**What to work on**. Restate, exactly and without pictures, the lines from the start of the listing below through the line holding "from matplotlib.lines import Line2D".
····················
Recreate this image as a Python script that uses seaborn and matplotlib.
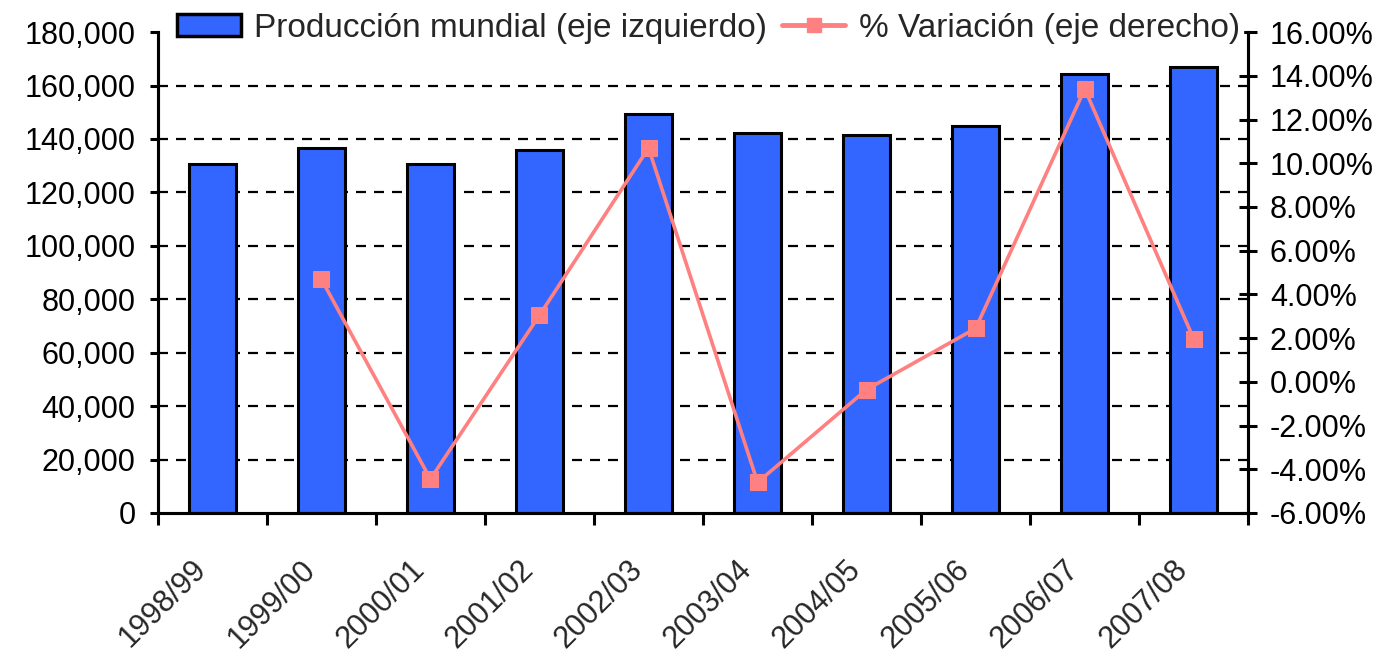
import numpy as np
import pandas as pd
import matplotlib
matplotlib.use("Agg")
import matplotlib.pyplot as plt
import seaborn as sns
from matplotlib.ticker import FuncFormatter, FixedLocator
from matplotlib.patches import Patch
from matplotlib.lines import Line2D

categories = ["1998/99", "1999/00", "2000/01", "2001/02", "2002/03",
              "2003/04", "2004/05", "2005/06", "2006/07", "2007/08"]
produccion = [130500, 136800, 130500, 135800, 149200,
              142300, 141600, 145000, 164200, 166800]
variacion = [np.nan, 4.70, -4.45, 3.05, 10.70,
             -4.60, -0.35, 2.45, 13.40, 1.95]

label_bar = "Producción mundial (eje izquierdo)"
label_line = "% Variación (eje derecho)"

sns.set_theme(style="white")
plt.rcParams['font.family'] = ['Liberation Sans', 'DejaVu Sans']

BLUE = "#3366FF"
PINK = "#FF8080"
FS = 22
FS_LEG = 24

fig = plt.figure(figsize=(13.84, 6.56), dpi=100)
ax = fig.add_axes([0.114, 0.218, 0.788, 0.733])

df = pd.DataFrame({"cat": categories, "prod": produccion, "var": variacion})

# gridlines (behind bars)
for v in range(20000, 180000, 20000):
    ax.axhline(v, color="black", lw=1.6, ls=(0, (4.5, 3.6)), zorder=0)

sns.barplot(data=df, x="cat", y="prod", ax=ax, color=BLUE, width=0.43,
            edgecolor="black", linewidth=2.2, saturation=1, zorder=2)
ax.set_xlim(-0.5, len(categories) - 0.5)
ax.set_ylim(0, 180000)
ax.set_xlabel("")
ax.set_ylabel("")
ax.set_yticks(range(0, 180001, 20000))
ax.yaxis.set_major_formatter(FuncFormatter(lambda v, p: f"{int(v):,}"))
ax.tick_params(axis="y", labelsize=FS, length=6, width=2.2, direction="out",
               pad=10, colors="black", left=True)
ax.tick_params(axis="x", which="major", length=0, labelsize=FS, pad=45)
ax.xaxis.set_minor_locator(FixedLocator(np.arange(-0.5, len(categories), 1.0)))
ax.tick_params(axis="x", which="minor", length=8.5, width=2.2, direction="out",
               bottom=True, color="black")
for lab in ax.get_xticklabels():
    lab.set_rotation(45)
    lab.set_ha("right")
    lab.set_va("bottom")
    lab.set_rotation_mode("anchor")

for s in ["left", "bottom", "right"]:
    ax.spines[s].set_color("black")
    ax.spines[s].set_linewidth(2.2)
ax.spines["top"].set_visible(False)

ax2 = ax.twinx()
xpos = np.arange(len(categories))
sns.lineplot(x=xpos, y=variacion, ax=ax2, color=PINK, lw=2.6, marker="s",
             markersize=11, markeredgecolor=PINK, zorder=5)
ax2.set_ylim(-6, 16)
ax2.set_yticks(np.arange(-6, 16.01, 2))
ax2.yaxis.set_major_formatter(FuncFormatter(lambda v, p: f"{v:.2f}%"))
ax2.tick_params(axis="y", labelsize=FS, length=13, width=2.2, direction="inout",
                pad=9, colors="black", right=True)
for s in ["left", "bottom", "right"]:
    ax2.spines[s].set_color("black")
    ax2.spines[s].set_linewidth(2.2)
ax2.spines["top"].set_visible(False)
ax2.set_xlim(-0.5, len(categories) - 0.5)

handles = [Patch(facecolor=BLUE, edgecolor="black", linewidth=2.5, label=label_bar),
           Line2D([0], [0], color=PINK, lw=3.5, marker="s", markersize=10,
                  label=label_line)]
leg = ax2.legend(handles=handles, loc="center", bbox_to_anchor=(0.505, 1.008),
                 ncol=2, frameon=True, fontsize=FS_LEG, handlelength=1.9,
                 handleheight=0.64, columnspacing=0.45, handletextpad=0.4,
                 borderpad=0.1, borderaxespad=0)
leg.get_frame().set_facecolor("white")
leg.get_frame().set_edgecolor("white")
leg.get_frame().set_alpha(1)

fig.savefig("out.png", dpi=100, facecolor="white")
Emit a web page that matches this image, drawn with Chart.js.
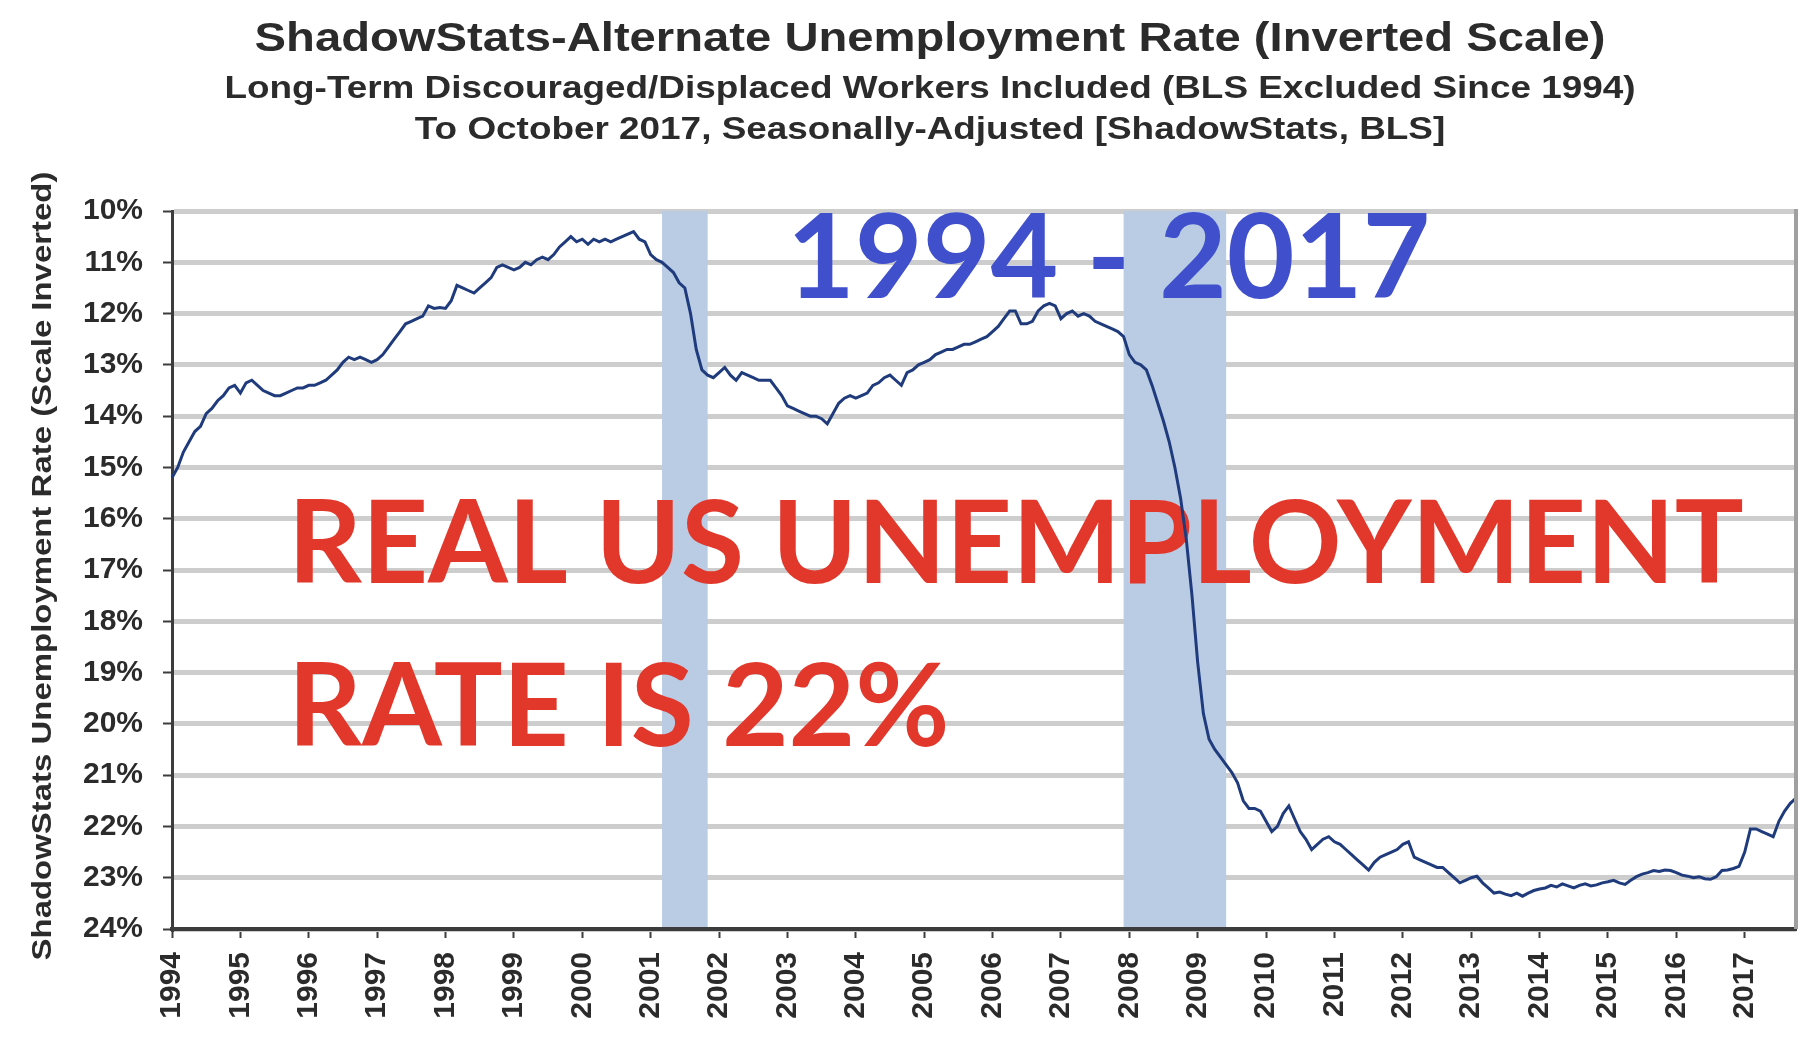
<!DOCTYPE html>
<html>
<head>
<meta charset="utf-8">
<title>ShadowStats-Alternate Unemployment Rate</title>
<script src="https://cdn.jsdelivr.net/npm/chart.js@4.4.0/dist/chart.umd.min.js"></script>
<style>
  html, body { margin: 0; padding: 0; background: #fff; }
  #wrap { width: 1820px; height: 1040px; }
</style>
</head>
<body>
<div id="wrap"><canvas id="chart" width="1820" height="1040"></canvas></div>
<script>
// years shown on the x axis (monthly data, Jan 1994 - Oct 2017)
const years = ['1994', '1995', '1996', '1997', '1998', '1999', '2000', '2001',
  '2002', '2003', '2004', '2005', '2006', '2007', '2008', '2009', '2010', '2011',
  '2012', '2013', '2014', '2015', '2016', '2017'];

// alternate unemployment rate, %, one row per year
const altRate = [
  15.2, 15.0, 14.7, 14.5, 14.3, 14.2, 13.95, 13.85, 13.7, 13.6, 13.45, 13.4,      // 1994
  13.55, 13.35, 13.3, 13.4, 13.5, 13.55, 13.6, 13.6, 13.55, 13.5, 13.45, 13.45,   // 1995
  13.4, 13.4, 13.35, 13.3, 13.2, 13.1, 12.95, 12.85, 12.9, 12.85, 12.9, 12.95,    // 1996
  12.9, 12.8, 12.65, 12.5, 12.35, 12.2, 12.15, 12.1, 12.05, 11.85, 11.9, 11.88,   // 1997
  11.9, 11.75, 11.45, 11.5, 11.55, 11.6, 11.5, 11.4, 11.3, 11.1, 11.05, 11.1,     // 1998
  11.15, 11.1, 11.0, 11.05, 10.95, 10.9, 10.95, 10.85, 10.7, 10.6, 10.5, 10.6,    // 1999
  10.55, 10.65, 10.55, 10.6, 10.55, 10.6, 10.55, 10.5, 10.45, 10.4, 10.55, 10.6,  // 2000
  10.85, 10.95, 11.0, 11.1, 11.2, 11.4, 11.5, 12.0, 12.7, 13.1, 13.2, 13.25,      // 2001
  13.15, 13.05, 13.2, 13.3, 13.15, 13.2, 13.25, 13.3, 13.3, 13.3, 13.45, 13.6,    // 2002
  13.8, 13.85, 13.9, 13.95, 14.0, 14.0, 14.05, 14.15, 13.95, 13.75, 13.65, 13.6,  // 2003
  13.65, 13.6, 13.55, 13.4, 13.35, 13.25, 13.2, 13.3, 13.4, 13.15, 13.1, 13.0,    // 2004
  12.95, 12.9, 12.8, 12.75, 12.7, 12.7, 12.65, 12.6, 12.6, 12.55, 12.5, 12.45,    // 2005
  12.35, 12.25, 12.1, 11.95, 11.95, 12.2, 12.2, 12.15, 11.95, 11.85, 11.8, 11.85, // 2006
  12.1, 12.0, 11.95, 12.05, 12.0, 12.05, 12.15, 12.2, 12.25, 12.3, 12.35, 12.45,  // 2007
  12.8, 12.95, 13.0, 13.1, 13.4, 13.75, 14.1, 14.5, 15.0, 15.6, 16.4, 17.5,       // 2008
  18.8, 19.8, 20.3, 20.5, 20.65, 20.8, 20.95, 21.15, 21.5, 21.65, 21.65, 21.7,    // 2009
  21.9, 22.1, 22.0, 21.75, 21.6, 21.85, 22.1, 22.25, 22.45, 22.35, 22.25, 22.2,   // 2010
  22.3, 22.35, 22.45, 22.55, 22.65, 22.75, 22.85, 22.7, 22.6, 22.55, 22.5, 22.45, // 2011
  22.35, 22.3, 22.6, 22.65, 22.7, 22.75, 22.8, 22.8, 22.9, 23.0, 23.1, 23.05,     // 2012
  23.0, 22.97, 23.1, 23.2, 23.3, 23.28, 23.32, 23.35, 23.3, 23.36, 23.3, 23.25,   // 2013
  23.22, 23.2, 23.15, 23.18, 23.12, 23.16, 23.2, 23.15, 23.12, 23.16, 23.14, 23.1, // 2014
  23.08, 23.05, 23.1, 23.13, 23.05, 22.98, 22.93, 22.9, 22.86, 22.88, 22.85, 22.86, // 2015
  22.9, 22.95, 22.97, 23.0, 22.98, 23.02, 23.03, 22.98, 22.86, 22.85, 22.82, 22.78, // 2016
  22.5, 22.05, 22.05, 22.1, 22.15, 22.2, 21.9, 21.7, 21.55, 21.45                  // 2017 (to Oct)
];

// recession shading (NBER)
const recessionStart = ['2001-03', '2007-12'];
const recessionEnd = ['2001-11', '2009-06'];

const yMin = 10;
const yMax = 24;

const titleText = 'ShadowStats-Alternate Unemployment Rate (Inverted Scale)';
const subtitleLines = [
  'Long-Term Discouraged/Displaced Workers Included (BLS Excluded Since 1994)',
  'To October 2017, Seasonally-Adjusted [ShadowStats, BLS]'
];
const yAxisTitle = 'ShadowStats Unemployment Rate (Scale Inverted)';
const periodNote = '1994 - 2017';
const noteLines = ['REAL US UNEMPLOYMENT', 'RATE IS 22%'];

// monthly category labels built from the years
const months = [];
years.forEach(y => {
  for (let m = 1; m <= 12; m++) months.push(y + '-' + String(m).padStart(2, '0'));
});
months.length = altRate.length;

const axisFont = { family: 'Liberation Sans', size: 30, weight: 'bold' };
const darkText = '#2b2b2b';
const axisColor = '#3c3c3c';

// the source text is wide and heavy, so stretch it a little sideways
function wideText(ctx, text, x, y, sx) {
  ctx.save();
  ctx.translate(x, y);
  ctx.scale(sx, 1);
  ctx.fillText(text, 0, 0);
  ctx.restore();
}

// shaded recession bands, drawn over the grid but under the line
const recessionBands = {
  id: 'recessionBands',
  beforeDatasetsDraw(chart) {
    const { ctx, chartArea, scales } = chart;
    ctx.save();
    ctx.fillStyle = '#b9cce4';
    recessionStart.forEach((s, k) => {
      const x0 = scales.x.getPixelForValue(months.indexOf(s));
      const x1 = scales.x.getPixelForValue(months.indexOf(recessionEnd[k]));
      ctx.fillRect(x0, chartArea.top, x1 - x0, chartArea.bottom - chartArea.top - 2);
    });

    // big overlay notes sit under the line too
    ctx.textAlign = 'left';
    ctx.textBaseline = 'alphabetic';
    ctx.font = 'bold 117px Lato';
    ctx.fillStyle = '#4050cc';
    ctx.fillText(periodNote, 787, 298);
    ctx.font = 'bold 115px Lato';
    ctx.fillStyle = '#e2372b';
    ctx.fillText(noteLines[0], 288, 583);
    ctx.fillText(noteLines[1], 288, 746);
    ctx.restore();
  }
};

const frameAndTitles = {
  id: 'frameAndTitles',
  afterDraw(chart) {
    const { ctx, chartArea } = chart;
    ctx.save();
    // right frame edge
    ctx.strokeStyle = '#a0a0a0';
    ctx.lineWidth = 4;
    ctx.beginPath();
    ctx.moveTo(chartArea.right, chartArea.top - 2);
    ctx.lineTo(chartArea.right, chartArea.bottom);
    ctx.stroke();

    ctx.fillStyle = darkText;
    ctx.textAlign = 'center';
    ctx.textBaseline = 'alphabetic';
    ctx.font = 'bold 40px "Liberation Sans"';
    wideText(ctx, titleText, 930, 51, 1.18);
    ctx.font = 'bold 31px "Liberation Sans"';
    wideText(ctx, subtitleLines[0], 930, 98, 1.19);
    wideText(ctx, subtitleLines[1], 930, 139, 1.19);

    // vertical axis title
    ctx.save();
    ctx.translate(44, (chartArea.top + chartArea.bottom) / 2 - 4);
    ctx.rotate(-Math.PI / 2);
    ctx.textBaseline = 'middle';
    ctx.font = 'bold 27px "Liberation Sans"';
    wideText(ctx, yAxisTitle, 0, 0, 1.22);
    ctx.restore();
    ctx.restore();
  }
};

new Chart(document.getElementById('chart'), {
  type: 'line',
  data: {
    labels: months,
    datasets: [{
      data: altRate,
      borderColor: '#1f3b7c',
      borderWidth: 3,
      pointRadius: 0,
      tension: 0,
      fill: false
    }]
  },
  options: {
    responsive: false,
    animation: false,
    devicePixelRatio: 1,
    layout: { padding: { top: 211, right: 24, left: 0, bottom: 0 } },
    plugins: {
      legend: { display: false },
      tooltip: { enabled: false }
    },
    scales: {
      x: {
        type: 'category',
        offset: false,
        grid: {
          offset: false,
          drawOnChartArea: false,
          tickLength: 9,
          tickColor: axisColor,
          tickWidth: 2
        },
        border: { color: axisColor, width: 4 },
        ticks: {
          autoSkip: false,
          minRotation: 90,
          maxRotation: 90,
          padding: 14,
          color: darkText,
          font: axisFont,
          callback: (v, i) => months[i].endsWith('-01') ? months[i].slice(0, 4) : null
        },
        afterFit: s => { s.height = 111; }
      },
      y: {
        reverse: true,
        min: yMin,
        max: yMax,
        ticks: {
          stepSize: 1,
          padding: 20,
          color: darkText,
          font: axisFont,
          callback: v => v + '%'
        },
        grid: {
          color: '#cdcdcd',
          lineWidth: 5,
          tickLength: 9,
          tickColor: axisColor,
          tickWidth: 2
        },
        border: { color: axisColor, width: 3 },
        afterFit: s => { s.width = 172; }
      }
    }
  },
  plugins: [recessionBands, frameAndTitles]
});
</script>
</body>
</html>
····················
**Solution to this exercise**.
Recreate this image as a Python script that uses seaborn and matplotlib.
import numpy as np
import pandas as pd
import matplotlib
matplotlib.use("Agg")
import matplotlib.pyplot as plt
import seaborn as sns
from matplotlib.ticker import FuncFormatter, FixedLocator
from matplotlib.patches import Patch
from matplotlib.lines import Line2D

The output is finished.